No comfort meds means the Tree House team must naturally exhaust clients throughout the day. So they’re up at 5 a.m. and in the water by 6 a.m., followed by 90 minutes in the gym, yoga, writing workshops and a series of one-on-one and group counseling sessions. Brian says the gym program — what Tree House calls “ESM,” the Latin abbreviation for Exercitium Semita Medela, or “Exercise as a Pathway to Healing” — was most beneficial for to him. A highly structured, fast-paced circuit and weight training hybrid — including cardio, interval training, core lifts, deadlifts, bench and squats — ESM utilizes proven methods of exercise coupled with motivational strategies. “When I went in, I couldn’t do a single push-up,” Brian says. “Not one. I had to do them from my knees.” Five months later, he can do more than 40.
More importantly, he explains, ESM returned his endorphins and serotonin levels to their necessary levels. “The only way our brains know how to release dopamine has been through the use of drugs and alcohol,” he says. “Now, suddenly, those have been removed. It takes some time, but what you realize is that through physical exercise, you don’t need any of that. Your body will heal itself if you put it in the right environment and you treat it the right way. For the first time in my life without drugs or alcohol, I can sleep. My anxiety is pretty much nonexistent. I look like an athlete. I’m not an athlete. But I look like one.“
Another central focus at the Tree House, which also borrows from PTSD therapy, is reintroducing platonic touch. I’m hugged no less than a dozen times over the two days I spend there. And not just a pat on the back — these are long, meaningful hugs, often accompanied by a gentle sway. “In the military, we were taught that if you’re cold, cuddle up against the next guy,” says Neil Trusso, the aforementioned former Navy SEAL and the Tree House’s physical empowerment director. More importantly, McMillen adds, active addiction is one of the loneliest states of humanity, while touch increases feel-good hormones and raises oxytocin, a bonding chemical that enhances trust. One way Tree House encourages platonic touch during Action-Based Induction Therapy is to have clients sit with their backs to the waves and link their arms. “Boundaries magically fade away,” McMillen says, “because it’s more about staying warm and holding on to prevent being swept away by the surf.”
Tree House is moving up the coast, too.

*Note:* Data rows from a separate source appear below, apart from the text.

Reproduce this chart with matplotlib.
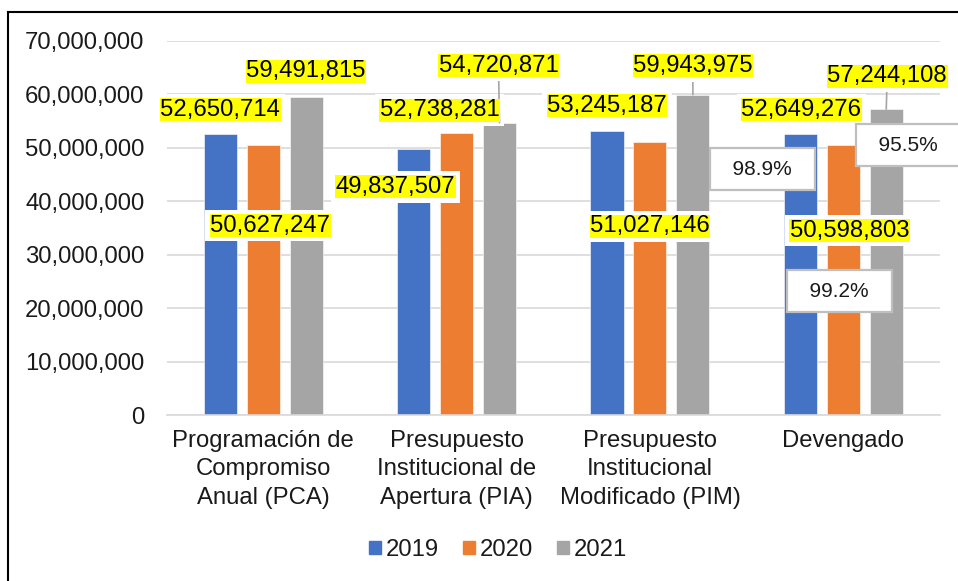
import matplotlib
matplotlib.use("Agg")
import matplotlib.pyplot as plt
from matplotlib.lines import Line2D
from matplotlib.patches import Patch
import numpy as np

# --- data --------------------------------------------------------------
categories = ["Programación de\nCompromiso\nAnual (PCA)",
              "Presupuesto\nInstitucional de\nApertura (PIA)",
              "Presupuesto\nInstitucional\nModificado (PIM)",
              "Devengado"]
years = ["2019", "2020", "2021"]
v2019 = [52650714, 49837507, 53245187, 52649276]
v2020 = [50627247, 52738281, 51027146, 50598803]
v2021 = [59491815, 54720871, 59943975, 57244108]
pct_labels = ["98.9%", "95.5%", "99.2%"]

# --- styling / placement ------------------------------------------------
COLORS = ["#4472C4", "#ED7D31", "#A5A5A5"]
GRID = "#D9D9D9"
TXT = "#1a1a1a"
FONT = "Liberation Sans"
FS = 17.2
PX = 0.72  # points per pixel at dpi 100

# label offsets from bar top (pixels, +up), per series then per category
label_off = [
    [(0, 24), (-18, -38), (0, 25), (1, 24)],
    [(7, -81), (-17, 23), (0, -84), (6, -86)],
    [(0, 26), (-1, 57), (0, 29), (1, 33)],
]
leader = [[False] * 4, [False] * 4, [False, True, True, True]]
# percentage callouts (data coords of text centre)
pct_pos = [(2.58, 46.0e6), (3.335, 50.5e6), (2.98, 23.2e6)]

plt.rcParams["font.family"] = [FONT, "DejaVu Sans"]

fig = plt.figure(figsize=(9.58, 5.81), dpi=100)
ax = fig.add_axes([166.5 / 958, (581 - 415) / 581, (940 - 166.5) / 958, (415 - 41) / 581])

x = np.arange(len(categories))
width, step = 0.171, 0.222
series = [v2019, v2020, v2021]
for i, vals in enumerate(series):
    ax.bar(x + (i - 1) * step, vals, width, color=COLORS[i], label=years[i],
           edgecolor="white", linewidth=0.4, zorder=2)

ax.set_xlim(-0.5, 3.5)
ax.set_ylim(0, 70e6)
ax.set_yticks(np.arange(0, 70e6 + 1, 10e6))
ax.set_yticklabels([f"{int(t):,}" for t in ax.get_yticks()], fontsize=FS, color=TXT)
ax.set_xticks(x)
ax.set_xticklabels(categories, fontsize=FS, color=TXT, linespacing=1.36)
ax.tick_params(axis="both", length=0)
ax.tick_params(axis="y", pad=16)
ax.tick_params(axis="x", pad=11)
ax.grid(axis="y", color=GRID, linewidth=1.2, zorder=0)
ax.set_axisbelow(True)
for s in ("left", "right", "top"):
    ax.spines[s].set_visible(False)
ax.spines["bottom"].set_color(GRID)
ax.spines["bottom"].set_linewidth(1.2)

# data labels: white label box + yellow highlight on the text
for i, vals in enumerate(series):
    for j, v in enumerate(vals):
        dx, dy = label_off[i][j]
        xy = (x[j] + (i - 1) * step, v)
        txt = f"{v:,}"
        arrow = dict(arrowstyle="-", color="#A6A6A6", lw=1.2, shrinkA=0, shrinkB=0) if leader[i][j] else None
        ax.annotate(txt, xy=xy, xytext=(dx * PX, dy * PX), textcoords="offset points",
                    ha="center", va="center", fontsize=FS, color="none",
                    bbox=dict(boxstyle="square,pad=0.2", fc="white", ec="none"),
                    arrowprops=arrow, zorder=4, annotation_clip=False)
        ax.annotate(txt, xy=xy, xytext=(dx * PX, dy * PX), textcoords="offset points",
                    ha="center", va="center", fontsize=FS, color="black",
                    bbox=dict(boxstyle="square,pad=0.02", fc="#FFFF00", ec="none"),
                    zorder=5, annotation_clip=False)

for lab, (px_, py_) in zip(pct_labels, pct_pos):
    ax.text(px_, py_, f"  {lab}  ", ha="center", va="center", fontsize=15, color=TXT,
            bbox=dict(boxstyle="square,pad=0.55", fc="white", ec="#BFBFBF", lw=1.6),
            zorder=6)

handles = [Patch(color=c, label=y) for c, y in zip(COLORS, years)]
fig.legend(handles=handles, loc="center", bbox_to_anchor=(0.52, 1 - 550 / 581), ncol=3,
           frameon=False, fontsize=FS, handlelength=0.5, handleheight=0.5,
           handletextpad=0.2, columnspacing=1.0, labelcolor=TXT)

# chart-area border (top and left edges visible in the crop)
fig.add_artist(Line2D([8 / 958, 8 / 958], [0, 1 - 12 / 581], color="black", lw=1.5,
                      transform=fig.transFigure))
fig.add_artist(Line2D([8 / 958, 1], [1 - 12 / 581, 1 - 12 / 581], color="black", lw=1.5,
                      transform=fig.transFigure))

fig.savefig("out.png", dpi=100)
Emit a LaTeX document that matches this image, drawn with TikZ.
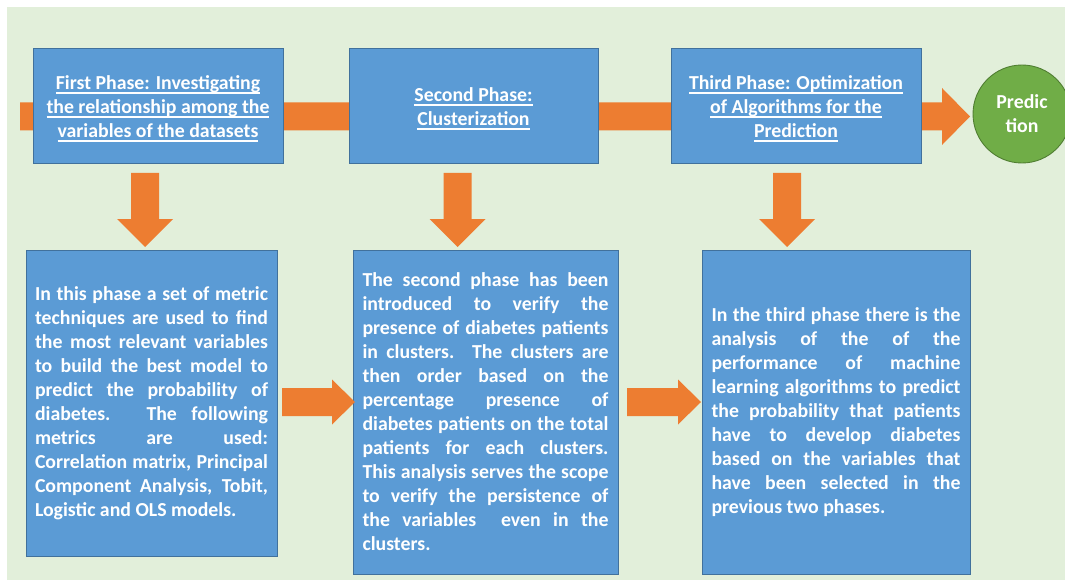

Last year, it opened a second location in Portland, Oregon, McMillen’s hometown. And over the next five years, there are plans to open 32 centers nationwide — from Hawaii to Tennessee to Kansas to Montana (and all stops in between). Also in 2017, Tree House was invited to provide insight on how to fight the opioid epidemic by participating in a study session in Washington, D.C., related to the Comprehensive Addiction and Recovery Act, signed into law by President Obama in 2016. “We focused on establishing standards for assessing health outcomes during and after care as well as the implementation of a pay-for-performance reimbursement model for insurance companies, which align financial incentives with better outcomes rather than the current system of rewarding volume and intensity of care delivered,” says McMillen. “We feel strongly that if our industry was forced to innovate and get better in order to get paid, a lot more people would recover from addiction.”
As for Brian, he’s excited to graduate from Tree House in the next couple of weeks, but he says he’s in no hurry to leave. In fact, he plans to stay in Costa Mesa after graduation and transition into a sober-living house. “I cannot go back to living in an apartment by myself and isolating,” he explains. “I stop moving. I stop exercising. I stop meditating. It’s a slow progression, but over time, you lose everything.”